1962年の《頭部》から10年後、ピカソは再び“頭部”という主題に戻ってきた。1972年4月13日に描かれた3点の素描のうち、2枚は明らかに男性像として描かれており、そのうちの1枚では立派な口髭が強調されていた。ところが、3枚目となる《無題》(no.28)では、その口髭が塗りつぶされ、髪は長くなり、性の記号が再び解体されていく。
10年という時間の流れの中で、ピカソはより過激に、より即興的に人物像を変容させていった。そこには“男”と“女”という固定的な記号に対する疑問があり、また“顔”という存在が持つ曖昧性への強い関心があった。
1962年の《頭部》では、描写の変化は連続的であった。1枚目から4枚目へと、徐々に女性的要素が消えていく。しかし、1972年のシリーズでは、性の変容はより飛躍的で、ある意味ではより象徴的である。それはまさに、ピカソの晩年の創作が、“個人の内面”ではなく、“表現そのもの”を対象とするように変化していたことを示している。
《頭部》に見られるような中性的な顔の表現は、ピカソの晩年芸術の中でも特に重要な側面を持つ。
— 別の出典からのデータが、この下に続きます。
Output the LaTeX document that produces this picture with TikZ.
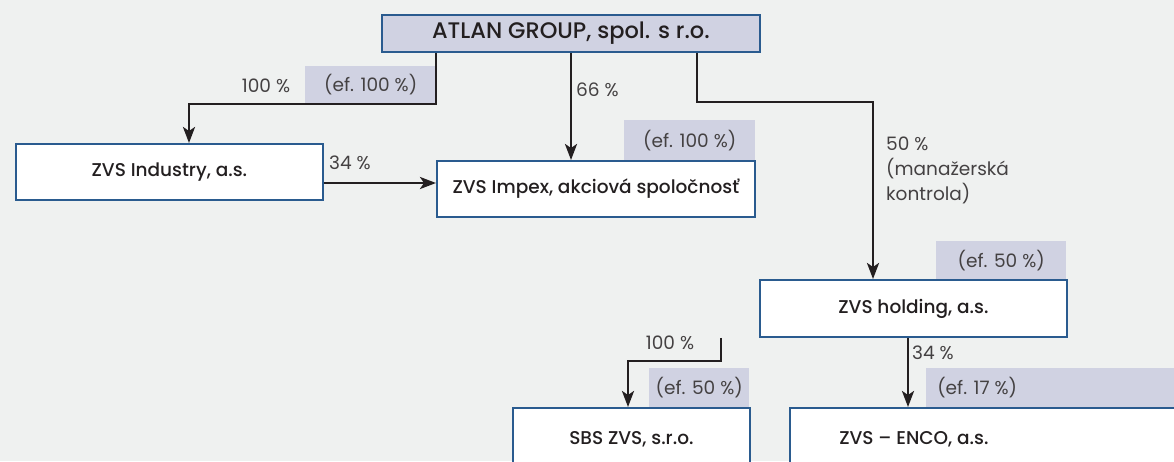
\documentclass[tikz,border=0pt]{standalone}
\usepackage{fontspec}
\setmainfont{Poppins}[BoldFont=* Medium]
\usetikzlibrary{arrows.meta,calc}
\definecolor{bg}{HTML}{EFF1F0}
\definecolor{tagc}{HTML}{D0D2E2}
\definecolor{bord}{HTML}{2A5B8F}
\definecolor{ink}{HTML}{231F20}
\tikzset{
  box/.style={draw=bord, line width=1.8pt, fill=white, inner sep=0pt, anchor=north west, text=ink, font=\fontsize{18.5}{22}\selectfont\bfseries},
  tag/.style={fill=tagc, inner sep=0pt, anchor=north west, text=ink!85, font=\fontsize{18.5}{22}\selectfont},
  lbl/.style={text=ink!85, font=\fontsize{18.5}{22}\selectfont, inner sep=0pt},
  arr/.style={draw=ink, line width=2.6pt, -{Stealth[length=16pt, width=12pt, inset=4pt]}},
}
\begin{document}
\begin{tikzpicture}[x=1pt,y=-1pt]
\clip (0,0) rectangle (1174,461);
\fill[bg] (0,0) rectangle (1174,461);
% tags
\node[tag, minimum width=131, minimum height=37] (t1) at (305,66) {(ef. 100 \%)};
\node[tag, minimum width=131, minimum height=40] (t2) at (624,120) {(ef. 100 \%)};
\node[tag, minimum width=130, minimum height=38] (t3) at (936,241) {(ef. 50 \%)};
\node[tag, minimum width=100, minimum height=39] (t4) at (649,368) {(ef. 50 \%)};
\node[tag, minimum width=270, minimum height=39] (t5) at (926,368) {\hspace*{-168pt}(ef. 17 \%)};
% boxes
\node[box, fill=tagc, minimum width=378, minimum height=37, font=\fontsize{22.5}{25}\selectfont\bfseries] (atlan) at (381,14) {ATLAN GROUP, spol. s r.o.};
\node[box, minimum width=307, minimum height=56] (ind) at (15,143) {ZVS Industry, a.s.};
\node[box, minimum width=318, minimum height=56] (imp) at (436,160) {ZVS Impex, akciová spoločnosť};
\node[box, minimum width=307, minimum height=57] (hold) at (759,279) {ZVS holding, a.s.};
\node[box, minimum width=237, minimum height=70] (sbs) at (512,407) {\raisebox{9pt}{SBS ZVS, s.r.o.}};
\node[box, minimum width=420, minimum height=70] (enco) at (789,407) {\hspace*{-172pt}\raisebox{9pt}{ZVS -- ENCO, a.s.}};
% connectors
\draw[arr] (atlan.south -| 436,0) |- (189,104) -- (ind.north -| 189,0);
\draw[arr] (atlan.south -| 571,0) -- (imp.north -| 571,0);
\draw[arr] (ind.east |- 0,183) -- (imp.west |- 0,183);
\draw[arr] (atlan.south -| 697,0) |- (873,102) -- (hold.north -| 873,0);
\draw[arr] (hold.south -| 721,0) |- (628,361) -- (sbs.north -| 628,0);
\draw[arr] (hold.south -| 908,0) -- (enco.north -| 908,0);
% labels
\node[lbl] (l1) at (266,86) {100 \%};
\node[lbl, anchor=west] (l2) at (576,90) {66 \%};
\node[lbl, anchor=west] (l3) at (329,163) {34 \%};
\node[lbl, anchor=north west, align=left, font=\fontsize{18.5}{25}\selectfont] (l4) at (886,137) {50 \%\\(manažerská\\kontrola)};
\node[lbl] (l5) at (670,343) {100 \%};
\node[lbl, anchor=west] (l6) at (912,353) {34 \%};
\end{tikzpicture}
\end{document}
彼の後期作品では、人物の表現が次第に即興的・劇画的になり、解剖学的な正確さよりも、描くことそのもののスピードや自由が優先されていく。
ピカソにとって、「描くこと」は単なる表現行為ではなく、思考や感情の延長であり、自己と向き合うための行為だった。年齢とともに身体的な制限が増しても、彼の手は止まることなく描き続けた。そして、顔という最も人間的な部位に、彼はあらゆる情念、記憶、願望、そして無名の存在への共感を込めていった。
本作《頭部》に描かれた性を超えた顔は、そうしたピカソの芸術哲学を象徴する存在である。男女の差異を超えて、人間の本質そのものを探る視線が、そこに込められている。
ピカソは一般的には“キュビスム”や“ゲルニカ”といったイメージで語られることが多いが、井内コレクションに含まれる本作《頭部》のような晩年の素描は、より個人的で、より深い思索を感じさせる作品である。こうした作品が日本に紹介されたことは、国内におけるピカソの再評価にも大きく貢献した。
《頭部》は、もはや「誰かの顔」ではない。そこには性別も年齢もなく、個人のアイデンティティも特定されない。しかしそれでも、否、それだからこそ、私たちはこの顔の中に「人間の本質」を見出すことができるのではないだろうか。
ピカソはこの作品で、「顔とは何か」「性とは何か」「人物とは何か」という問いを、静かに、しかし根源的に突きつけている。そして、その答えを決して一つに限定することなく、むしろ多義的なまま、観る者に委ねているのである。
それはまるで、鏡に映る私たち自身の顔が、誰でもなく、そして誰でもあり得るかのように。